Patricia Hewitt, the health secretary, has put her job on the line over the National Health Service’s finances and pledged to press ahead with market-based reforms. The reforms might seem to be going “too far and too fast”, she said, but were “absolutely necessary” and “the only route to safeguard the NHS”.

Her pledge to press ahead came as it emerged that hundreds of jobs are likely to be cut from NHS Direct, the flagship telephone and web-based helpline as competition from others for services it hoped to provide threaten to plunge it into a deficit later this year.

At the same time, North Staffordshire NHS Trust said it was to cut 1,000 jobs from its 7,000-strong workforce to help balance its books.

Ms Hewitt accepted that “there will be more turbulence, more disquiet and more criticism” as the reform programme, which includes paying hospitals by the number of patients they treat and giving patients more choice, gathers pace.

She argued that staff could be shed without affecting care through the more efficient use of resources and that the government’s reforms “actually give the hospital more incentives to improve patient care and value for money”.

The NHS finances, heading for a £790m overspend on the latest available figures, had to be got right, she said. This will be her first year in full charge of the money “and I know I will be judged on this by the people”.

She pledged that the coming financial year would be the last when underspending organisations had their surpluses taken off them to bail out overspending ones.

She said the current year was “pivotal in the development of the NHS. The year we change it for good, the year we solve some of the long-term problems”.

The lesson of recent history was that “New Labour can never be bold enough when it comes to reform of the public services”. The reforms, she said, “are not the cause of the financial overspends in the NHS. Our reforms are designed firstly to illuminate the problems, hitherto hidden in dark corners and secondly to put the problems right”.

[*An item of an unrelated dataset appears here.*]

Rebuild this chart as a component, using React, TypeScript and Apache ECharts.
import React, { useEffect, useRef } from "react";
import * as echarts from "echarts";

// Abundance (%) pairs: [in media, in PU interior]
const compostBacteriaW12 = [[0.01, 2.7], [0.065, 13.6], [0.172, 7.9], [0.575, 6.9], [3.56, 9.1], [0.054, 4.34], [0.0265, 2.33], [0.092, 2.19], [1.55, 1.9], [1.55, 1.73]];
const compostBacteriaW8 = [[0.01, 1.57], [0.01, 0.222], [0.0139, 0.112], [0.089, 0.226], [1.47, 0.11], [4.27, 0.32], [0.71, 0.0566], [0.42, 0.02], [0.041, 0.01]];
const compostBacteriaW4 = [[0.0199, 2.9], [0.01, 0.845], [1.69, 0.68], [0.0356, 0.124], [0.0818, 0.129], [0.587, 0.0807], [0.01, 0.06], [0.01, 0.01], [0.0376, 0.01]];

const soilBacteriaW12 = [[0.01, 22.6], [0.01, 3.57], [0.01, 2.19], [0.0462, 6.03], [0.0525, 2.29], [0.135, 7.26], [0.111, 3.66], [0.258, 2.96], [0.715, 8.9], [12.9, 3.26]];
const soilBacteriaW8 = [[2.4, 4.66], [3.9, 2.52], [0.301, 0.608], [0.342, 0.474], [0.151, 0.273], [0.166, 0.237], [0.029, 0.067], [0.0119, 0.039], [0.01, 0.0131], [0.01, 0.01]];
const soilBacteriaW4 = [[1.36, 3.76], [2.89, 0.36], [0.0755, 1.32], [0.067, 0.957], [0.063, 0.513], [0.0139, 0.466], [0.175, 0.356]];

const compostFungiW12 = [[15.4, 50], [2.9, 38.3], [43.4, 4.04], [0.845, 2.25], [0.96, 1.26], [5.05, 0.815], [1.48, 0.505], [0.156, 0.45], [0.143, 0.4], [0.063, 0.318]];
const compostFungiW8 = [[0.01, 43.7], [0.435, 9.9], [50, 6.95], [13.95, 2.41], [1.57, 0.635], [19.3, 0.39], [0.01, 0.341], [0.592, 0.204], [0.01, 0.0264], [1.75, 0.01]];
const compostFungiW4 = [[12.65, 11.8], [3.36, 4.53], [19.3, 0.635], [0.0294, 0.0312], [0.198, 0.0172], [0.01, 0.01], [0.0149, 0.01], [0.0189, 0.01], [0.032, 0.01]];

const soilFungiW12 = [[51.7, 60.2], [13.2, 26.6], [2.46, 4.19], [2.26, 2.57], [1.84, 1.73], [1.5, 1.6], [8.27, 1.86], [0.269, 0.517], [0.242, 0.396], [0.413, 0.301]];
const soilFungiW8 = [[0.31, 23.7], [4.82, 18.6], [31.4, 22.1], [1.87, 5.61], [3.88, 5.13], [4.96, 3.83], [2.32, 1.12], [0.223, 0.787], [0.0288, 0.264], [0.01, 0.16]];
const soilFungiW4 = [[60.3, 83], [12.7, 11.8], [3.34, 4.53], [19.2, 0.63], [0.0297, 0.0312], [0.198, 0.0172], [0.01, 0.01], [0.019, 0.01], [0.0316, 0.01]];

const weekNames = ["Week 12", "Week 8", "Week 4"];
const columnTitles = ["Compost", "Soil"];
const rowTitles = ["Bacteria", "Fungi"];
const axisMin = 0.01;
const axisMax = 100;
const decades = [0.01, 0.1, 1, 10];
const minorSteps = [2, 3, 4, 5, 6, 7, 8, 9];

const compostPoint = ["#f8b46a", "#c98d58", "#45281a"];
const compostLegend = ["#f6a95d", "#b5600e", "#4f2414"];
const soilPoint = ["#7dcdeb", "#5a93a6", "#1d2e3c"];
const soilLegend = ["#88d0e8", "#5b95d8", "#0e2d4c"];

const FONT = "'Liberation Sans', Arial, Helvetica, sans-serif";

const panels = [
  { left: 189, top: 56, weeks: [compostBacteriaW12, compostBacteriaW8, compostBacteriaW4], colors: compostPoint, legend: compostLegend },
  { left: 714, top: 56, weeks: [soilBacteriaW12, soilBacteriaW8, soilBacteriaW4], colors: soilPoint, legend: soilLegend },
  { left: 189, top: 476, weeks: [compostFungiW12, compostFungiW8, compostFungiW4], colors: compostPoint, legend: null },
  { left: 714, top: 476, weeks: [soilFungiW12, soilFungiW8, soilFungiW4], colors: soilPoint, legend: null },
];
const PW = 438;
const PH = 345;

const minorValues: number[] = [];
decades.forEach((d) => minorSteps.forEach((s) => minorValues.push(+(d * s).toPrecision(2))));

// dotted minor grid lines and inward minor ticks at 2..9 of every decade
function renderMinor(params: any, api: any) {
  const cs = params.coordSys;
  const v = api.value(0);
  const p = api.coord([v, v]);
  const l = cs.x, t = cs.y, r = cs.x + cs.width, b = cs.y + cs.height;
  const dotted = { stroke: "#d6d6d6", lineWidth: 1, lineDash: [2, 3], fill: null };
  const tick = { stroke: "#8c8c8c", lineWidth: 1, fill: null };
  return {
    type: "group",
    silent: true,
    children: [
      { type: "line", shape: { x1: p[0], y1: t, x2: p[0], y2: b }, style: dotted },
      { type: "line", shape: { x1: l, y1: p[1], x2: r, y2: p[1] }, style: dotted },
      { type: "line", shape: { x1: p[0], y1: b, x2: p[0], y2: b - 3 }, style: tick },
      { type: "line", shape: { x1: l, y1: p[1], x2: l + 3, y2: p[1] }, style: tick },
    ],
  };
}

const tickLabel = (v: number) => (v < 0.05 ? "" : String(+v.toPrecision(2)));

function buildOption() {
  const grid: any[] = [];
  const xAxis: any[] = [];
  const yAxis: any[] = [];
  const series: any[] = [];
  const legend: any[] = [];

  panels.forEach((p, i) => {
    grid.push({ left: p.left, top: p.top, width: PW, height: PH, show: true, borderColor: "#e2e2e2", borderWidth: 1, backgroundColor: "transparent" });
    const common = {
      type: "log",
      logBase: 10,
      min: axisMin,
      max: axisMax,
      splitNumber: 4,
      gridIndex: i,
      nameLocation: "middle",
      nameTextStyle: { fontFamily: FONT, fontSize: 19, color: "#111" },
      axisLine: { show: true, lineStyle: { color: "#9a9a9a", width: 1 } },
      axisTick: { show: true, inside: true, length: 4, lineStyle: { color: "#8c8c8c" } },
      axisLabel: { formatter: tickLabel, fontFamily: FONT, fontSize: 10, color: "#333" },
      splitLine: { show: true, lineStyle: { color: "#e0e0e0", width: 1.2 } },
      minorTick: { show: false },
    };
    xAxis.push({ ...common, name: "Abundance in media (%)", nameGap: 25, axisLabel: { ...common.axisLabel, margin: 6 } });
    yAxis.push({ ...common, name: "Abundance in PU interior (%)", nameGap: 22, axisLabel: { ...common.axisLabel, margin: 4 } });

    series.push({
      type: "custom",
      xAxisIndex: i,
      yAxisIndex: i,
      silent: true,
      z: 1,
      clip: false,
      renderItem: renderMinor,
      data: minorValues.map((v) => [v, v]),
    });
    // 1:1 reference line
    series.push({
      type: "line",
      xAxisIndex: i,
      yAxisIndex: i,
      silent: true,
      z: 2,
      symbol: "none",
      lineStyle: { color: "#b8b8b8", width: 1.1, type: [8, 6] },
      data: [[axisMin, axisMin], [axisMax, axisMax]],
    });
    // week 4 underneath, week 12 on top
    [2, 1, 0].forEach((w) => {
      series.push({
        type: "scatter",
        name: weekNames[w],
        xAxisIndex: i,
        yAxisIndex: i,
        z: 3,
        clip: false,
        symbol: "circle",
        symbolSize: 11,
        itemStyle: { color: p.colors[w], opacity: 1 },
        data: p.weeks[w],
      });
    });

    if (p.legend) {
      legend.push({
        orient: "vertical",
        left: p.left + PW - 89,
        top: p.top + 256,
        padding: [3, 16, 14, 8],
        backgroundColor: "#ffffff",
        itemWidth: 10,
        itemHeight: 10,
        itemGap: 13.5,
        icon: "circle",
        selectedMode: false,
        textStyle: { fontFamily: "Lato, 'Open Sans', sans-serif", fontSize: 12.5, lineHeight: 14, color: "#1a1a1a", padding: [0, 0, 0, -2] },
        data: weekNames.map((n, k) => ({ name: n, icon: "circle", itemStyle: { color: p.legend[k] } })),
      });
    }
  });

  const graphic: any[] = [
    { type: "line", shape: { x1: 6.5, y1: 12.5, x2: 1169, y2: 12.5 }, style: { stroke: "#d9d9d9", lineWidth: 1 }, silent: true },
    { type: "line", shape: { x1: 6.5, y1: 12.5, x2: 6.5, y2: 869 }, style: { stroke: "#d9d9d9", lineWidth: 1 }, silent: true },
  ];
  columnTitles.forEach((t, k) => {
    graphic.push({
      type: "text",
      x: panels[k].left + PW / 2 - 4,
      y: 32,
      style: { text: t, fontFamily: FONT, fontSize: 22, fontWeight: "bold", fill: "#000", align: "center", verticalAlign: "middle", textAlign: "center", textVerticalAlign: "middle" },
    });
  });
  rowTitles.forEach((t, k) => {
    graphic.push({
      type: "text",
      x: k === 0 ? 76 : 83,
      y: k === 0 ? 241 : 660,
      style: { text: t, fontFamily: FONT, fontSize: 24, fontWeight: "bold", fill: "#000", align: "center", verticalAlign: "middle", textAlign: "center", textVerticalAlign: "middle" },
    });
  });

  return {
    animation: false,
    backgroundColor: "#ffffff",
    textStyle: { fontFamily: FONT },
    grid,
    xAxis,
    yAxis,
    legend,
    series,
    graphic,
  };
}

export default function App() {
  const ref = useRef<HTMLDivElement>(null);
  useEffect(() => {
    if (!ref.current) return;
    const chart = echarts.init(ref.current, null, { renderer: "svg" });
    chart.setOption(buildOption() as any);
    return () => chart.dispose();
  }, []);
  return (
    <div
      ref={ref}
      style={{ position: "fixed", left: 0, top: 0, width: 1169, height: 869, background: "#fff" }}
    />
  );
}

Patient choice was already delivering shorter waits for diagnosis and private sector provision had contributed to waiting times for cataract operations tumbling. “We have a clear choice for the NHS – leave it alone and watch it decay; or hold steady with the reforms and watch it prosper.”

She also disclosed that choose and book, the IT system that helps with choice, has achieved almost 250,000 bookings – the number it should have reached in December 2004 – and will be handling 1m of the 13m first outpatient appointments a year by August.